Australia’s retirement income system has long implicitly taken it for granted that the vast majority of retired people will have very low housing costs – in turn reflecting a presumption that most of them will own their own homes, and will have fully paid down any mortgage debt taken on in order to finance the original acquisition of their homes; and that those who have been unable to become home-owners during their working lives will typically be accommodated in low-rental housing provided by State and Territory governments.

Consistent with this view, the Australian Superannuation Funds Association (ASFA) retirement standard budgets – both ‘comfortable’ and ‘modest’ – assume that retirees own their homes outright and hence make no provision for housing costs.
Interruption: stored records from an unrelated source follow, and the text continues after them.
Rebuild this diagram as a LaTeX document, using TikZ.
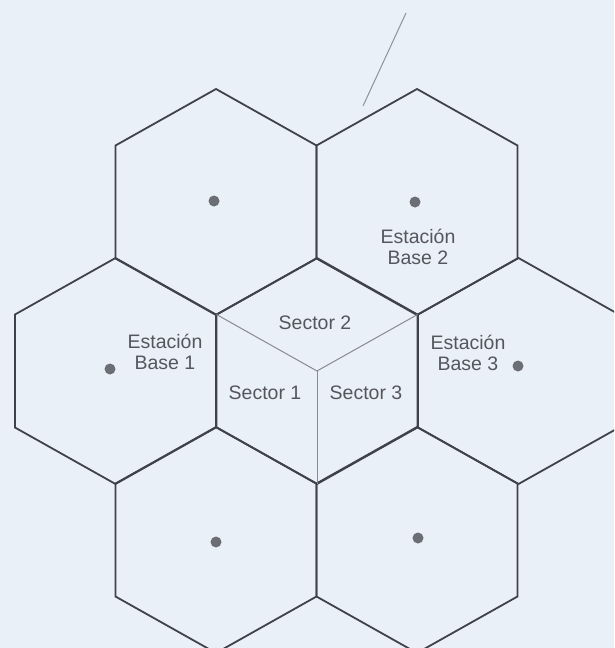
\documentclass[tikz,border=0pt]{standalone}
\usepackage{fontspec}
\setmainfont{Liberation Sans}
\definecolor{bg}{RGB}{234,240,248}
\definecolor{edge}{RGB}{62,66,76}
\definecolor{sect}{RGB}{135,139,148}
\definecolor{txt}{RGB}{84,86,94}
\definecolor{dotc}{RGB}{108,110,118}
\definecolor{thin}{RGB}{140,146,158}
\begin{document}
\begin{tikzpicture}[x=1pt,y=-1pt,
  hexedge/.style={draw=edge, line width=1.8pt, line join=miter},
  sectorline/.style={draw=sect, line width=1pt},
  lbl/.style={text=txt, font=\fontsize{19.5}{21}\selectfont, align=center, inner sep=0pt},
  bsdot/.style={circle, fill=dotc, minimum size=11pt, inner sep=0pt},
  hexcell/.pic={\path[hexedge] (0,-113) -- (100.5,-56.5) -- (100.5,56.5) -- (0,113) -- (-100.5,56.5) -- (-100.5,-56.5) -- cycle;}
]
\useasboundingbox[fill=bg] (0,0) rectangle (614,648);
\clip (0,0) rectangle (614,648);

% cell centres
\coordinate (c1) at (216,202);
\coordinate (c2) at (417,202);
\coordinate (c3) at (115.5,371);
\coordinate (c4) at (317,371);
\coordinate (c5) at (518.5,371);
\coordinate (c6) at (216,540);
\coordinate (c7) at (417,540);

\foreach \c in {c1,c2,c3,c4,c5,c6,c7} \pic at (\c) {hexcell};

% sectors of the centre cell
\coordinate (ul) at (216.5,314.5);
\coordinate (ur) at (417.5,314.5);
\coordinate (bt) at (317,484);
\draw[sectorline] (ul) -- (c4) -- (ur);
\draw[sectorline] (c4) -- (bt);

% base-station dots
\node[bsdot] (d1) at (214,201) {};
\node[bsdot] (d2) at (415,202) {};
\node[bsdot] (d3) at (110,369) {};
\node[bsdot] (d5) at (518,366) {};
\node[bsdot] (d6) at (216,542) {};
\node[bsdot] (d7) at (418,538) {};

% labels
\node[lbl] (s2) at (315,323) {Sector 2};
\node[lbl] (s1) at (265,393) {Sector 1};
\node[lbl] (s3) at (366,393) {Sector 3};
\node[lbl] (b1) at (165,352) {Estación\\Base 1};
\node[lbl] (b2) at (418,247) {Estación\\Base 2};
\node[lbl] (b3) at (468,353) {Estación\\Base 3};

% stray line at the top
\coordinate (t1) at (363,106);
\coordinate (t2) at (406,13);
\draw[draw=thin, line width=1pt] (t1) -- (t2);
\end{tikzpicture}
\end{document}
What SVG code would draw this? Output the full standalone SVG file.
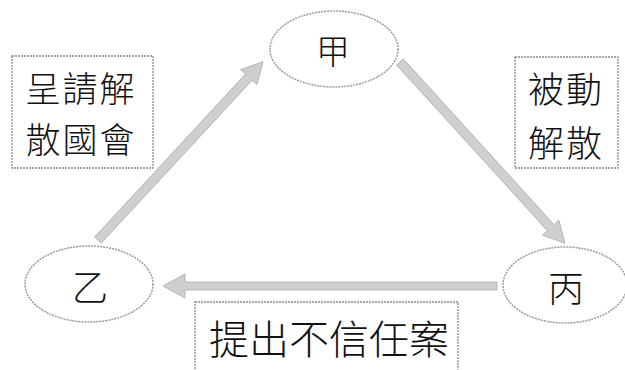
<svg xmlns="http://www.w3.org/2000/svg" width="625" height="370" viewBox="0 0 625 370">
<style>
.bg{fill:#ffffff}
.node{fill:none;stroke:#9a9a9a;stroke-width:1.5;stroke-dasharray:2 1}
.box{fill:none;stroke:#8a8a8a;stroke-width:1.3;stroke-dasharray:2 1}
.t{font-family:"Noto Sans CJK TC","Noto Sans CJK SC",sans-serif;font-weight:300;fill:#111;text-anchor:middle;dominant-baseline:central}
.arrow{fill:#cfcfcf;stroke:#aaaaaa;stroke-width:0.8}
</style>
<rect class="bg" x="0" y="0" width="625" height="370"/>
<g id="connectors">
  <g id="edge-yi-jia" transform="translate(98,240) rotate(-47.2)">
    <polygon class="arrow" points="0,-4.5 222,-4.5 222,-11 243,0 222,11 222,4.5 0,4.5"/>
  </g>
  <g id="edge-jia-bing" transform="translate(400,62) rotate(47.7)">
    <polygon class="arrow" points="0,-4.5 224,-4.5 224,-11 245,0 224,11 224,4.5 0,4.5"/>
  </g>
  <g id="edge-bing-yi" transform="translate(497,286) rotate(180)">
    <polygon class="arrow" points="0,-4 312,-4 312,-12 334,0 312,12 312,4 0,4"/>
  </g>
</g>
<g id="node-jia">
  <ellipse class="node" cx="334" cy="49" rx="64" ry="38"/>
  <text class="t" x="333" y="49" font-size="34">甲</text>
</g>
<g id="node-yi">
  <ellipse class="node" cx="89" cy="284" rx="64" ry="38"/>
  <text class="t" x="90" y="285" font-size="36">乙</text>
</g>
<g id="node-bing">
  <ellipse class="node" cx="565" cy="285" rx="62" ry="38"/>
  <text class="t" x="566" y="286" font-size="36">丙</text>
</g>
<g id="label-dissolve-request">
  <rect class="box" x="12" y="56" width="141" height="112"/>
  <text class="t" x="81" y="86" font-size="35" letter-spacing="2">呈請解</text>
  <text class="t" x="81" y="137" font-size="35" letter-spacing="2">散國會</text>
</g>
<g id="label-passive-dissolve">
  <rect class="box" x="515" y="57" width="103" height="111"/>
  <text class="t" x="566" y="87" font-size="36" letter-spacing="2">被動</text>
  <text class="t" x="566" y="141" font-size="36" letter-spacing="2">解散</text>
</g>
<g id="label-no-confidence">
  <rect class="box" x="195" y="302" width="263" height="72"/>
  <text class="t" x="329" y="337" font-size="40">提出不信任案</text>
</g>
</svg>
These presumptions have allowed successive Australian Governments to maintain age pensions at lower levels than in most other ‘advanced’ economies without resulting in higher levels of poverty among retirees.

However, these assumptions are becoming increasingly dubious, as a result of three trends which have emerged over the past two decades:

  • first, declining rates of home ownership among people of working age, especially those in their late 20s and early 30s;
  • second, among those who have attained home ownership, declining rates of outright ownership – that is, having fully paid off their mortgage – and, conversely, a rising proportion of home owners, particularly among those in their late 50s or early 60s, who still have mortgage debt outstanding; and
  • third, a declining proportion of people aged 65 and over living in accommodation rented from State or Territory housing authorities, and conversely, an increasing proportion of people aged 65 and over living in private rental accommodation, for whom housing costs represent a higher-than-average, and rising, proportion of total income.

If these trends continue – and there is little reason to think that they won’t – then it is likely that:

  • an increasing proportion of new retirees will use some or all of their accumulated superannuation savings to discharge their outstanding mortgage debt, meaning that a higher proportion of retirees may remain wholly or partially dependent on the age pension than currently assumed; and
  • an increasing proportion of retirees will be living in privately rented housing, spending a higher proportion of their income on rent, potentially generating political pressure for increases in the level of Commonwealth Rent Assistance, in the age pension itself, or both.

In other words, there is a clear link between deteriorating housing affordability and the adequacy of Australia’s current retirement income system.